++++ Provided material ++++

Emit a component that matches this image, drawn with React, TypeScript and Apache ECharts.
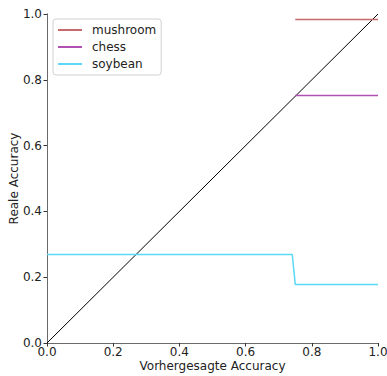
import React, { useEffect, useRef } from "react";
import * as echarts from "echarts";

const mushroomX = [0.75, 1.0];
const mushroomY = [0.983, 0.983];
const chessX = [0.75, 1.0];
const chessY = [0.752, 0.752];
const soybeanX = [0.0, 0.741, 0.75, 1.0];
const soybeanY = [0.269, 0.269, 0.178, 0.178];
const diagX = [0, 1];
const diagY = [0, 1];

const zip = (xs: number[], ys: number[]) => xs.map((x, i) => [x, ys[i]]);

export default function App() {
  const ref = useRef<HTMLDivElement>(null);
  useEffect(() => {
    const chart = echarts.init(ref.current!, null, { renderer: "svg" });
    const font = "DejaVu Sans";
    const spine = { show: true, lineStyle: { color: "#6a6a6a", width: 1 } };
    const axisCommon = {
      type: "value" as const,
      min: 0,
      max: 1,
      interval: 0.2,
      splitLine: { show: false },
      axisLine: spine,
      axisTick: { show: true, inside: false, length: 3.5, lineStyle: { color: "#333" } },
      axisLabel: {
        color: "#222",
        fontFamily: font,
        fontSize: 12,
        formatter: (v: number) => v.toFixed(1),
      },
      nameLocation: "middle" as const,
      nameMoveOverlap: false,
      nameTextStyle: { color: "#222", fontFamily: font, fontSize: 12 },
    };
    const frame = {
      type: "value" as const,
      min: 0,
      max: 1,
      interval: 0.2,
      splitLine: { show: false },
      axisLine: spine,
      axisTick: { show: false },
      axisLabel: { show: false },
    };
    chart.setOption({
      animation: false,
      grid: { left: 47, right: 9, top: 14, bottom: 33, containLabel: false, outerBoundsMode: "none" },
      xAxis: [
        { ...axisCommon, name: "Vorhergesagte Accuracy", nameGap: 17, axisLabel: { ...axisCommon.axisLabel, margin: 3 } },
        { ...frame, position: "top" },
      ],
      yAxis: [
        { ...axisCommon, name: "Reale Accuracy", nameGap: 27, axisLabel: { ...axisCommon.axisLabel, margin: 5 } },
        { ...frame, position: "right" },
      ],
      legend: {
        data: ["mushroom", "chess", "soybean"],
        orient: "vertical",
        left: 53,
        top: 19,
        padding: [5, 5, 5, 5],
        itemGap: 5,
        itemWidth: 24,
        itemHeight: 2,
        icon: "rect",
        borderColor: "#d0d0d0",
        borderWidth: 1,
        borderRadius: 3,
        backgroundColor: "#fff",
        textStyle: { fontFamily: font, fontSize: 12, color: "#222", padding: [0, 0, 0, 5] },
      },
      series: [
        {
          type: "line",
          data: zip(diagX, diagY),
          symbol: "none",
          lineStyle: { color: "#000", width: 1 },
          silent: true,
        },
        {
          name: "mushroom",
          type: "line",
          data: zip(mushroomX, mushroomY),
          symbol: "none",
          color: "#c86a6a",
          lineStyle: { color: "#c86a6a", width: 1.5 },
        },
        {
          name: "chess",
          type: "line",
          data: zip(chessX, chessY),
          symbol: "none",
          color: "#b050b0",
          lineStyle: { color: "#b050b0", width: 1.5 },
        },
        {
          name: "soybean",
          type: "line",
          data: zip(soybeanX, soybeanY),
          symbol: "none",
          color: "#5ad8f5",
          lineStyle: { color: "#5ad8f5", width: 1.5 },
        },
      ],
    });
    return () => chart.dispose();
  }, []);
  return <div ref={ref} style={{ width: 387, height: 376, position: "absolute", left: 0, top: 0 }} />;
}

++++

__Directions for this task__
In the material above, show every line where the word "React" turns up.

__Solution to the exercise__
Emit a component that matches this image, drawn with React, TypeScript and Apache ECharts.
import React, { useEffect, useRef } from "react";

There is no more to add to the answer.